Your task is to retype the lines from the opening of the material through the line that includes "(l3) at (574,373)". Do not copy the pictures.

#### Data

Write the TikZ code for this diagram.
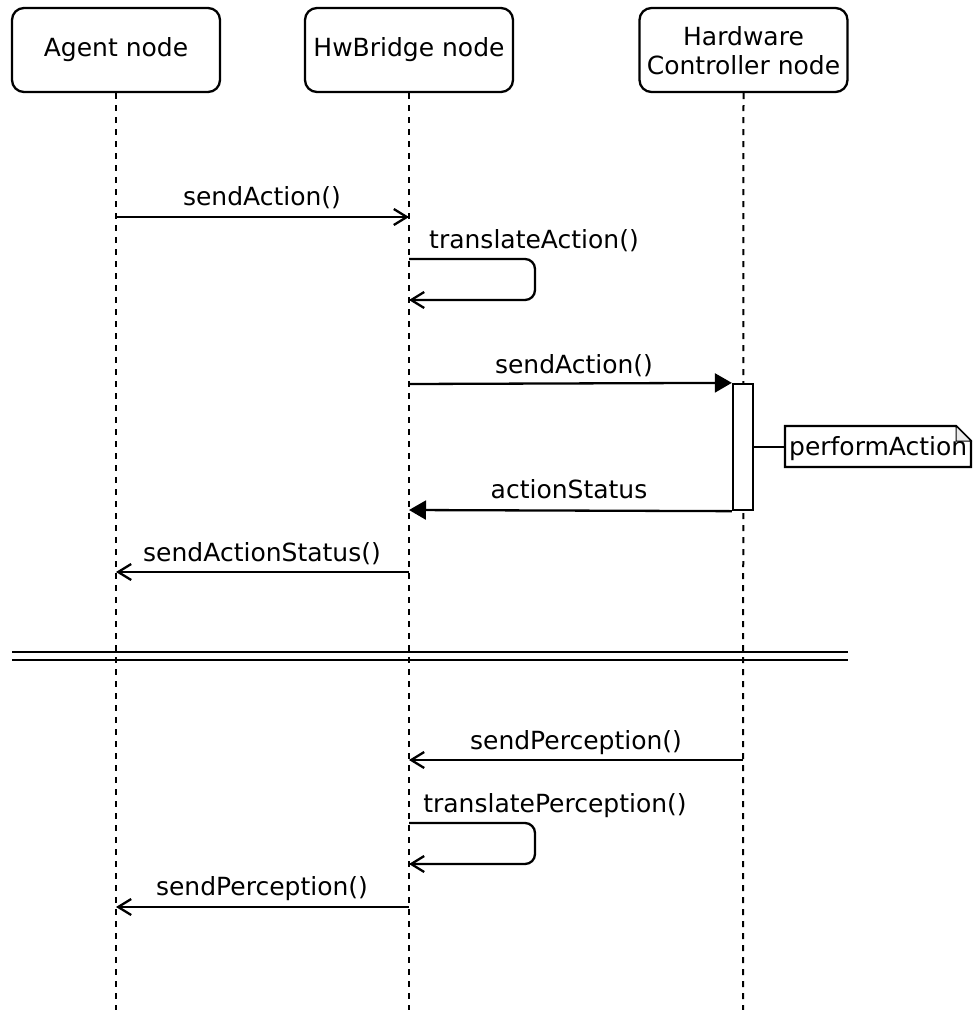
\documentclass[tikz,border=0pt]{standalone}
\usepackage{fontspec}
\setmainfont{DejaVu Sans}
\usetikzlibrary{arrows.meta}
\newcommand\seqfont{\fontsize{25}{29}\selectfont}
\begin{document}
\begin{tikzpicture}[x=1pt,y=-1pt,line width=2.3pt,
  head/.style={draw,rounded corners=12pt,minimum width=208pt,minimum height=84pt,
    align=center,font=\seqfont,inner sep=0pt},
  life/.style={line width=2pt,dash pattern=on 6pt off 6pt},
  msg/.style={-{Straight Barb[length=13pt,width=16pt]}},
  call/.style={-{Triangle[length=17pt,width=19pt]}},
  lbl/.style={font=\seqfont,anchor=base,inner sep=0pt}]
\useasboundingbox (0,0) rectangle (973,1010);

% participants
\node[head] (agent) at (116,50) {\raisebox{-2pt}{Agent node}};
\node[head] (bridge) at (409,50) {\raisebox{-2pt}{HwBridge node}};
\node[head,text depth=0pt] (ctrl) at (743.5,50) {Hardware\\[0pt]Controller node};

% lifelines
\coordinate (agentEnd) at (116,1010);
\coordinate (bridgeEnd) at (409,1010);
\coordinate (ctrlEnd) at (743,1010);
\draw[life] (agent.south) -- (agentEnd);
\draw[life] (bridge.south) -- (bridgeEnd);
\draw[life] (ctrl.south) -- (ctrlEnd);

% activation of the controller
\node[draw,fill=white,minimum width=20pt,minimum height=126pt,inner sep=0pt] (act) at (743,447) {};

% action request
\coordinate (a1) at (116,217); \coordinate (b1) at (409,217);
\draw[msg] (a1) -- (b1);
\node[lbl] (l1) at (262,205) {sendAction()};

\coordinate (b2) at (409,259); \coordinate (b3) at (409,300);
\draw[msg,rounded corners=10pt] (b2) -- (535,259) -- (535,300) -- (b3);
\node[lbl] (l2) at (534,248) {translateAction()};

\coordinate (b4) at (409,384);
\draw[call] (b4) -- (act.north west);
\node[lbl] (l3) at (574,373) {sendAction()};

% note
\coordinate (noteL) at (785,447);
\draw (act.east) -- (noteL);
\draw[fill=white] (785,426) -- (956,426) -- (971,441) -- (971,467) -- (785,467) -- cycle;
\draw[line width=1pt,fill=black!8] (956,426) -- (956,441) -- (971,441) -- cycle;
\node[font=\seqfont,anchor=west,inner sep=0pt] (note) at (788,449) {performAction};

\coordinate (b5) at (409,510);
\draw[call] (act.south west) -- (b5);
\node[lbl] (l4) at (569,498) {actionStatus};

\coordinate (b6) at (409,572); \coordinate (a6) at (116,572);
\draw[msg] (b6) -- (a6);
\node[lbl] (l5) at (262,561) {sendActionStatus()};

% separator
\draw (12,652) -- (848,652);
\draw (12,660) -- (848,660);

% perception
\coordinate (c7) at (743,760); \coordinate (b7) at (409,760);
\draw[msg] (c7) -- (b7);
\node[lbl] (l6) at (576,749) {sendPerception()};

\coordinate (b8) at (409,823); \coordinate (b9) at (409,864);
\draw[msg,rounded corners=10pt] (b8) -- (535,823) -- (535,864) -- (b9);
\node[lbl] (l7) at (555,812) {translatePerception()};

\coordinate (b10) at (409,907); \coordinate (a10) at (116,907);
\draw[msg] (b10) -- (a10);
\node[lbl] (l8) at (262,895) {sendPerception()};
\end{tikzpicture}
\end{document}
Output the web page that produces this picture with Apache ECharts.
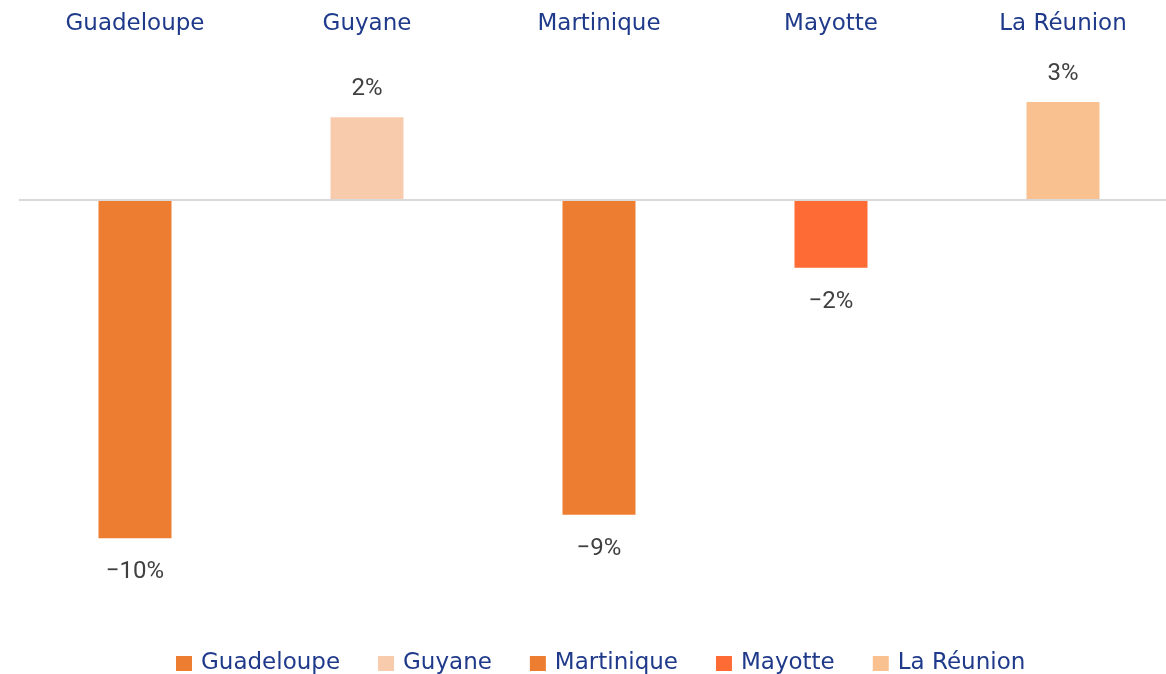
<!DOCTYPE html>
<html>
<head>
<meta charset="utf-8">
<style>
  html, body { margin: 0; padding: 0; background: #fff; overflow: hidden; }
  #chart { width: 1166px; height: 674px; }
</style>
<script src="https://cdn.jsdelivr.net/npm/echarts@6/dist/echarts.min.js"></script>
</head>
<body>
<div id="chart"></div>
<script>
const categories = ['Guadeloupe', 'Guyane', 'Martinique', 'Mayotte', 'La Réunion'];
const values = [-10.0, 2.45, -9.3, -2.0, 2.9];
const colors = ['#ED7D31', '#F8CBAD', '#ED7D31', '#FF6B35', '#F9C18F'];

const FONT = 'DejaVu Sans';
const navy = '#1F3A8A';

const chart = echarts.init(document.getElementById('chart'));

// one series per territory so the legend gets a swatch for each.
// x is a value axis (category slots at 0..4) because the reference plot
// runs past the right edge of the picture.
const series = categories.map((name, i) => {
  const neg = values[i] < 0;
  return {
    name: name,
    type: 'bar',
    barWidth: 73,
    barGap: '-100%',
    data: [[i, values[i]]],
    itemStyle: { color: colors[i] },
    label: {
      show: true,
      position: neg ? 'bottom' : 'top',
      distance: neg ? 22 : 16,
      color: '#404040',
      fontFamily: 'Roboto',
      fontSize: 24,
      formatter: (p) => {
        const r = Math.round(p.value[1]);
        return (r < 0 ? '\u2212' + Math.abs(r) : r) + '%';
      }
    }
  };
});

chart.setOption({
  backgroundColor: '#fff',
  animation: false,
  grid: { left: 19, right: 0, top: 31, bottom: 68 },
  legend: {
    left: 171,
    top: 647,
    itemWidth: 16,
    itemHeight: 15,
    itemGap: 38,
    icon: 'rect',
    textStyle: { color: navy, fontFamily: FONT, fontSize: 23, padding: [0, 0, 0, 4] },
    data: categories
  },
  xAxis: {
    type: 'value',
    min: -0.5,
    max: 4.444,
    position: 'top',
    axisLine: { show: false },
    axisTick: { show: false },
    splitLine: { show: false },
    axisLabel: {
      customValues: [0, 1, 2, 3, 4],
      formatter: (v) => categories[Math.round(v)],
      color: navy, fontFamily: FONT, fontSize: 23, margin: 7,
      verticalAlign: 'middle'
    }
  },
  yAxis: {
    type: 'value',
    min: -12,
    max: 5,
    axisLabel: { show: false },
    axisTick: { show: false },
    axisLine: { show: false },
    splitLine: { show: false }
  },
  series: series.concat([{
    type: 'line',
    data: [],
    markLine: {
      silent: true,
      symbol: 'none',
      label: { show: false },
      lineStyle: { color: '#D9D9D9', width: 2, type: 'solid' },
      data: [{ yAxis: 0 }]
    }
  }])
});
</script>
</body>
</html>
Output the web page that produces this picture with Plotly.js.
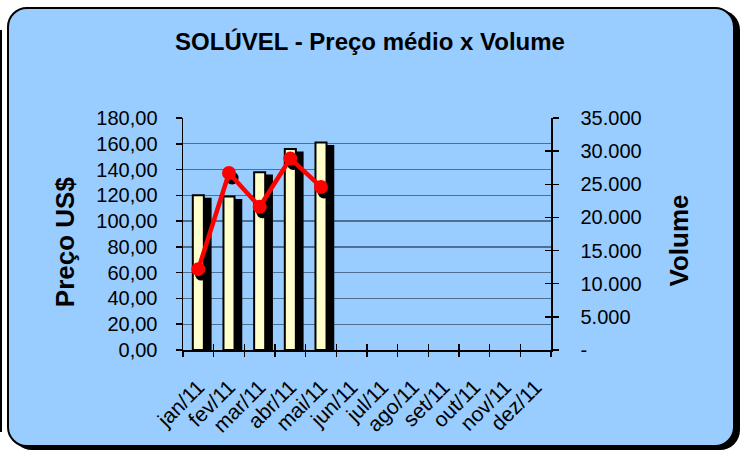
<!DOCTYPE html>
<html>
<head>
<meta charset="utf-8">
<script src="https://cdn.plot.ly/plotly-3.0.1.min.js"></script>
<style>
  html, body { margin: 0; padding: 0; background: #ffffff; }
  #wrap { position: relative; width: 747px; height: 450px; overflow: hidden; }
  #frame { position: absolute; left: 7px; top: 7px; width: 728px; height: 440px; box-sizing: border-box;
           border: 2px solid #000; border-radius: 20px; background: #99CCFF; box-shadow: 5px 3px 0 #000; }
  #edge { position: absolute; left: 0; top: 30px; width: 2px; height: 402px; background: #000; }
  #chart { position: absolute; left: 0; top: 0; width: 747px; height: 450px; }
</style>
</head>
<body>
<div id="wrap">
  <div id="edge"></div>
  <div id="frame"></div>
  <div id="chart"></div>
</div>
<script>
const months = ['jan/11','fev/11','mar/11','abr/11','mai/11','jun/11','jul/11','ago/11','set/11','out/11','nov/11','dez/11'];
const price  = [120, 119, 138, 156, 161, null, null, null, null, null, null, null];
const volume = [12200, 26700, 21600, 28900, 24600, null, null, null, null, null, null, null];
const priceTicks = [0, 20, 40, 60, 80, 100, 120, 140, 160, 180];
const priceTickText = ['0,00','20,00','40,00','60,00','80,00','100,00','120,00','140,00','160,00','180,00'];
const volTicks = [0, 5000, 10000, 15000, 20000, 25000, 30000, 35000];
const volTickText = ['-','5.000','10.000','15.000','20.000','25.000','30.000','35.000'];

const idx = months.map((_, i) => i);
const bounds = months.concat(['']).map((_, i) => i - 0.5);
const FONT = 'Liberation Sans, Arial, sans-serif';

const traces = [
  { type: 'bar', x: idx.map(i => i + 0.22), y: price.map(v => v == null ? null : v - 2.7), width: 0.36,
    marker: { color: '#000', line: { color: '#000', width: 2 } }, hoverinfo: 'skip' },
  { type: 'bar', x: idx, y: price, width: 0.36,
    marker: { color: '#FFFFCC', line: { color: '#000', width: 2 } } },
  { type: 'scatter', mode: 'markers', x: idx.map(i => i + 0.1), y: volume.map(v => v == null ? null : v - 750),
    yaxis: 'y2', marker: { color: '#000', size: 13 }, hoverinfo: 'skip' },
  { type: 'scatter', mode: 'lines+markers', x: idx, y: volume, yaxis: 'y2',
    line: { color: '#FF0000', width: 4.5 }, marker: { color: '#FF0000', size: 14 } },
  { type: 'scatter', mode: 'markers', x: [null], y: [null], xaxis: 'x2', yaxis: 'y', hoverinfo: 'skip' },
  { type: 'scatter', mode: 'markers', x: [null], y: [null], xaxis: 'x3', yaxis: 'y', hoverinfo: 'skip' },
  { type: 'scatter', mode: 'markers', x: [null], y: [null], xaxis: 'x', yaxis: 'y3', hoverinfo: 'skip' }
];

const tickAxisBase = {
  overlaying: 'x', anchor: 'y', side: 'bottom', range: [-0.5, 11.5], tickmode: 'array', tickvals: bounds,
  ticklen: 6, tickwidth: 1.5, tickcolor: '#000', showticklabels: false, showgrid: false, zeroline: false, showline: false
};

const layout = {
  width: 747, height: 450,
  margin: { l: 183, r: 196, t: 118, b: 100 },
  paper_bgcolor: 'rgba(0,0,0,0)', plot_bgcolor: 'rgba(0,0,0,0)',
  showlegend: false, barmode: 'overlay',
  font: { family: FONT, color: '#000' },
  title: { text: '<b>SOLÚVEL - Preço médio x Volume</b>', font: { size: 24, family: FONT, color: '#000' },
           x: 370 / 747, xanchor: 'center', xref: 'container', yref: 'container', y: 1 - 42 / 450, yanchor: 'middle' },
  xaxis: { range: [-0.5, 11.5], tickmode: 'array', tickvals: idx, ticktext: months, tickangle: -45, ticks: '',
           showline: true, linecolor: '#000', linewidth: 1.5, showgrid: false, zeroline: false,
           tickfont: { size: 21 }, ticklabelstandoff: 15 },
  xaxis2: Object.assign({}, tickAxisBase, { ticks: 'outside' }),
  xaxis3: Object.assign({}, tickAxisBase, { ticks: 'inside' }),
  yaxis: { range: [0, 180], tickmode: 'array', tickvals: priceTicks, ticktext: priceTickText,
           ticks: 'outside', ticklen: 6, tickwidth: 1.5, tickcolor: '#000',
           showline: true, linecolor: '#000', linewidth: 1.5,
           showgrid: true, gridcolor: '#4f6f90', gridwidth: 1.3, zeroline: false,
           tickfont: { size: 20 }, ticklabelstandoff: 14 },
  yaxis2: { overlaying: 'y', side: 'right', anchor: 'x', range: [0, 35000], tickmode: 'array',
            tickvals: volTicks, ticktext: volTickText, ticks: 'outside', ticklen: 6, tickwidth: 1.5, tickcolor: '#000',
            showline: true, linecolor: '#000', linewidth: 1.5, showgrid: false, zeroline: false,
            tickfont: { size: 20 }, ticklabelstandoff: 18 },
  yaxis3: { overlaying: 'y', side: 'right', anchor: 'x', range: [0, 35000], tickmode: 'array',
            tickvals: volTicks, ticks: 'inside', ticklen: 6, tickwidth: 1.5, tickcolor: '#000',
            showticklabels: false, showgrid: false, zeroline: false, showline: false },
  annotations: [
    { text: '<b>Preço US$</b>', xref: 'paper', yref: 'paper', x: (64.5 - 183) / 368, y: (350 - 241.7) / 232,
      xanchor: 'center', yanchor: 'middle', textangle: -90, showarrow: false, font: { size: 26, family: FONT, color: '#000' } },
    { text: '<b>Volume</b>', xref: 'paper', yref: 'paper', x: (678 - 183) / 368, y: (350 - 240.5) / 232,
      xanchor: 'center', yanchor: 'middle', textangle: -90, showarrow: false, font: { size: 26, family: FONT, color: '#000' } }
  ]
};

Plotly.newPlot('chart', traces, layout, { staticPlot: true, displayModeBar: false });
</script>
</body>
</html>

########

Exercise output:
Write the TikZ code for this diagram.
\documentclass[tikz,border=0pt]{standalone}
\usepackage{fontspec}
\setmainfont{DejaVu Sans}
\usetikzlibrary{arrows.meta}
\newcommand\seqfont{\fontsize{25}{29}\selectfont}
\begin{document}
\begin{tikzpicture}[x=1pt,y=-1pt,line width=2.3pt,
  head/.style={draw,rounded corners=12pt,minimum width=208pt,minimum height=84pt,
    align=center,font=\seqfont,inner sep=0pt},
  life/.style={line width=2pt,dash pattern=on 6pt off 6pt},
  msg/.style={-{Straight Barb[length=13pt,width=16pt]}},
  call/.style={-{Triangle[length=17pt,width=19pt]}},
  lbl/.style={font=\seqfont,anchor=base,inner sep=0pt}]
\useasboundingbox (0,0) rectangle (973,1010);

% participants
\node[head] (agent) at (116,50) {\raisebox{-2pt}{Agent node}};
\node[head] (bridge) at (409,50) {\raisebox{-2pt}{HwBridge node}};
\node[head,text depth=0pt] (ctrl) at (743.5,50) {Hardware\\[0pt]Controller node};

% lifelines
\coordinate (agentEnd) at (116,1010);
\coordinate (bridgeEnd) at (409,1010);
\coordinate (ctrlEnd) at (743,1010);
\draw[life] (agent.south) -- (agentEnd);
\draw[life] (bridge.south) -- (bridgeEnd);
\draw[life] (ctrl.south) -- (ctrlEnd);

% activation of the controller
\node[draw,fill=white,minimum width=20pt,minimum height=126pt,inner sep=0pt] (act) at (743,447) {};

% action request
\coordinate (a1) at (116,217); \coordinate (b1) at (409,217);
\draw[msg] (a1) -- (b1);
\node[lbl] (l1) at (262,205) {sendAction()};

\coordinate (b2) at (409,259); \coordinate (b3) at (409,300);
\draw[msg,rounded corners=10pt] (b2) -- (535,259) -- (535,300) -- (b3);
\node[lbl] (l2) at (534,248) {translateAction()};

\coordinate (b4) at (409,384);
\draw[call] (b4) -- (act.north west);
\node[lbl] (l3) at (574,373) {sendAction()};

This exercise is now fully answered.